Welcome to the online version of "Quilts from College Mennonite Church." Here you will see images of full-size quilts, crib quilts and quilted wall-hangings by women and a few men from that congregation. The traditional and creative designs reflect the longstanding quilt culture of the congregation in hits historic and ever-renewed expression. The in-person exhibit has been taken down (it ran from August 23 to November 15, 2020), but the Good Library Gallery hosts other exhibits year-round, including an annual quilt exhibit. You can view summaries of past exhibits here.
This online format was hastily adopted due to the Covid-19 pandemic, so we ask for your understanding and patience in dealing with any quirks you encounter on this site.
Thank you for visiting!
About the Exhibit
These are "not your grandmother’s quilts”—although they belong in the long tradition of quilting culture at College Mennonite Church (CMC), founded in 1903.
The first record of “The Sewing Circle” dates from 1909, although the sisters in the church must have been quilting before then. By 1925 the group had formed committees, one named the “Quilt and Comforter” committee, which made quilts for missionaries and missions, as well as bedding for Goshen College dormitories. During World War 2 quilts went to foreign relief efforts, which continued postwar with the Mennonite Central Committee. Since 1968, CMC’s Mennonite Women group also make quilts that they donate to the Michiana Mennonite Relief Sale.
Some of the quilters in this exhibit also help with the communal quilt-making by Mennonite Women, for charity. However, the quilts shown here (including three by men) reflect more individualistic interests, the effects of marketing quilts to the public, and innovations in quilting made possible by new technologies.
The Mennonite Relief Sale quilt auctions, and others, encourage the making of quilts that “sell” to a public audience.
The recent popularity of quilted “wall hangings” puts quilting on the walls, for adornment, rather than on the beds, for use.
Quilting machines now make possible innovative, perfectly executed designs that save tedious hand labor and also displace the communal aspect of “quilting parties.”

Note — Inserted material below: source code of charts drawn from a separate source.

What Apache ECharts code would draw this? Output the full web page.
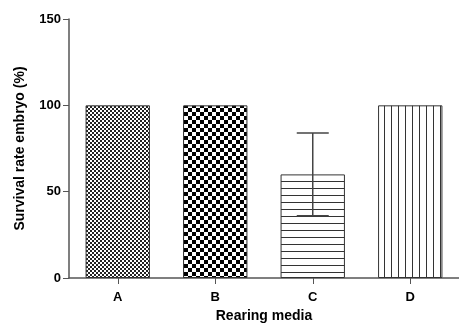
<!DOCTYPE html>
<html><head><meta charset="utf-8">
<script src="https://cdn.jsdelivr.net/npm/echarts@6/dist/echarts.min.js"></script>
<style>html,body{margin:0;padding:0;background:#fff}#c{width:459px;height:331px}</style>
</head><body><div id="c"></div>
<script>
const categories = ['A', 'B', 'C', 'D'];
const survival = [100, 100, 60, 100];
const errLow = [null, null, 36, null];
const errHigh = [null, null, 84, null];
const yTicks = [0, 50, 100, 150];

function pat(kind) {
  const c = document.createElement('canvas');
  const ctx = c.getContext('2d');
  if (kind === 'fine') {
    c.width = 4; c.height = 4;
    ctx.fillStyle = '#fff'; ctx.fillRect(0,0,4,4);
    ctx.fillStyle = '#222';
    ctx.fillRect(0,0,2,2); ctx.fillRect(2,2,2,2);
  } else if (kind === 'coarse') {
    c.width = 8; c.height = 8;
    ctx.fillStyle = '#fff'; ctx.fillRect(0,0,8,8);
    ctx.fillStyle = '#000';
    ctx.fillRect(0,0,4,4); ctx.fillRect(4,4,4,4);
  } else if (kind === 'h') {
    c.width = 8; c.height = 7;
    ctx.fillStyle = '#fff'; ctx.fillRect(0,0,8,7);
    ctx.fillStyle = '#333'; ctx.fillRect(0,6,8,1);
  } else {
    c.width = 7; c.height = 8;
    ctx.fillStyle = '#fff'; ctx.fillRect(0,0,7,8);
    ctx.fillStyle = '#333'; ctx.fillRect(6,0,1,8);
  }
  return { image: c, repeat: 'repeat' };
}
const patterns = [pat('fine'), pat('coarse'), pat('h'), pat('v')];

const chart = echarts.init(document.getElementById('c'));
const font = 'Liberation Sans, Arial, sans-serif';
chart.setOption({
  animation: false,
  grid: { left: 69, right: 0, top: 19, bottom: 53 },
  xAxis: {
    type: 'category', data: categories,
    name: 'Rearing media', nameLocation: 'middle', nameGap: 27,
    nameTextStyle: { fontFamily: font, fontWeight: 'bold', fontSize: 14, color: '#000' },
    axisLine: { lineStyle: { color: '#555', width: 1.5 } },
    axisTick: { show: true, alignWithLabel: true, length: 6, lineStyle: { color: '#555' } },
    axisLabel: { fontFamily: font, fontWeight: 'bold', fontSize: 13, color: '#000', margin: 13 }
  },
  yAxis: {
    type: 'value', min: 0, max: 150, interval: 50,
    name: 'Survival rate embryo (%)', nameLocation: 'middle', nameGap: 42, nameRotate: 90,
    nameTextStyle: { fontFamily: font, fontWeight: 'bold', fontSize: 14, color: '#000' },
    axisLine: { show: true, lineStyle: { color: '#555', width: 1.5 } },
    axisTick: { show: true, length: 6, lineStyle: { color: '#555' } },
    splitLine: { show: false },
    axisLabel: { fontFamily: font, fontWeight: 'bold', fontSize: 13, color: '#000', margin: 8,
      formatter: v => yTicks.includes(v) ? String(v) : '' }
  },
  series: [
    {
      type: 'bar', barWidth: '66%',
      data: survival.map((v, i) => ({ value: v, itemStyle: { color: patterns[i], borderColor: '#333', borderWidth: 1 } }))
    },
    {
      type: 'custom',
      renderItem: function (params, api) {
        const i = params.dataIndex;
        if (errLow[i] == null) return null;
        const lo = api.coord([i, errLow[i]]);
        const hi = api.coord([i, errHigh[i]]);
        const hw = 16;
        const st = { stroke: '#444', lineWidth: 1.5 };
        return { type: 'group', children: [
          { type: 'line', shape: { x1: lo[0], y1: lo[1], x2: hi[0], y2: hi[1] }, style: st },
          { type: 'line', shape: { x1: hi[0]-hw, y1: hi[1], x2: hi[0]+hw, y2: hi[1] }, style: st },
          { type: 'line', shape: { x1: lo[0]-hw, y1: lo[1], x2: lo[0]+hw, y2: lo[1] }, style: st }
        ]};
      },
      data: categories.map((c, i) => [i, survival[i]]),
      z: 10
    }
  ]
});
</script></body></html>
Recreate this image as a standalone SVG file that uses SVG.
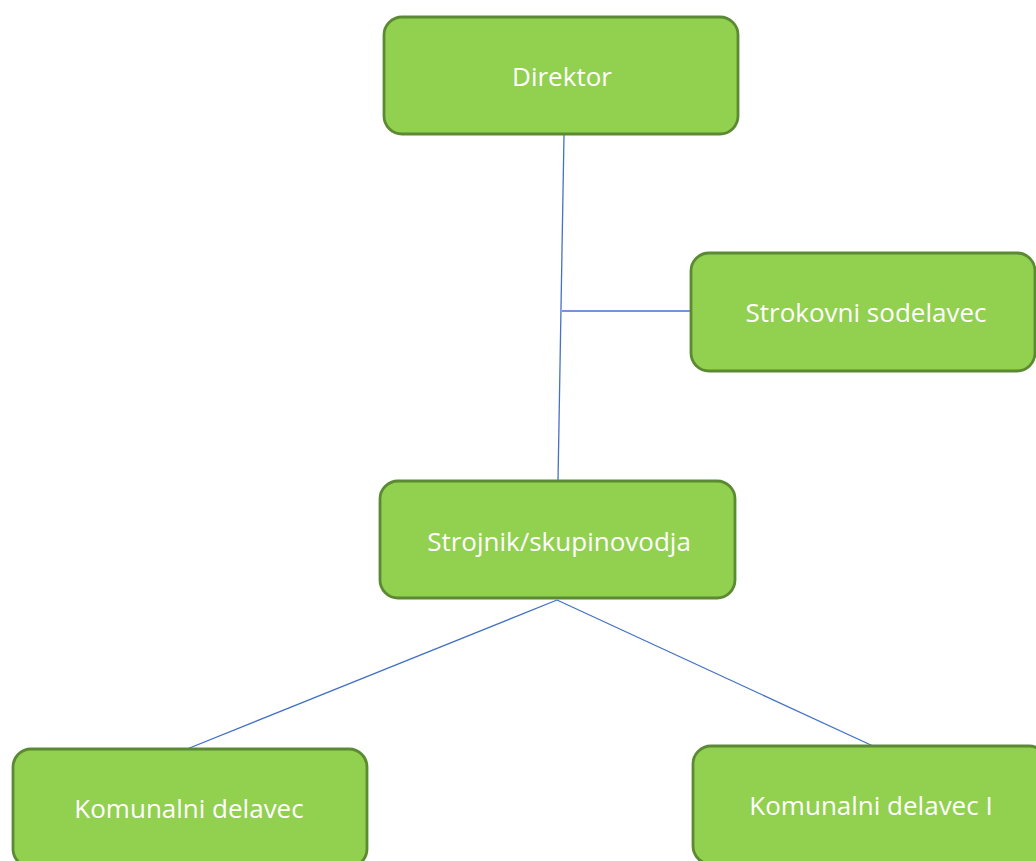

The development of a commercial quilt industry provides ever-more new, creative quilting designs (replacing traditional ones) and unusual fabric designs.
Formal classroom instruction, by expert quilt-makers, replaces informal tutoring by friends and relatives.
The resulting quilts approximate the characteristics of “art,” more so than of the “folk art” that we find—in materials, designs and communal experience—in most quilt-making in 1909 or 1925.
We thank the quilters represented here for loaning their quilts and cooperating with this project.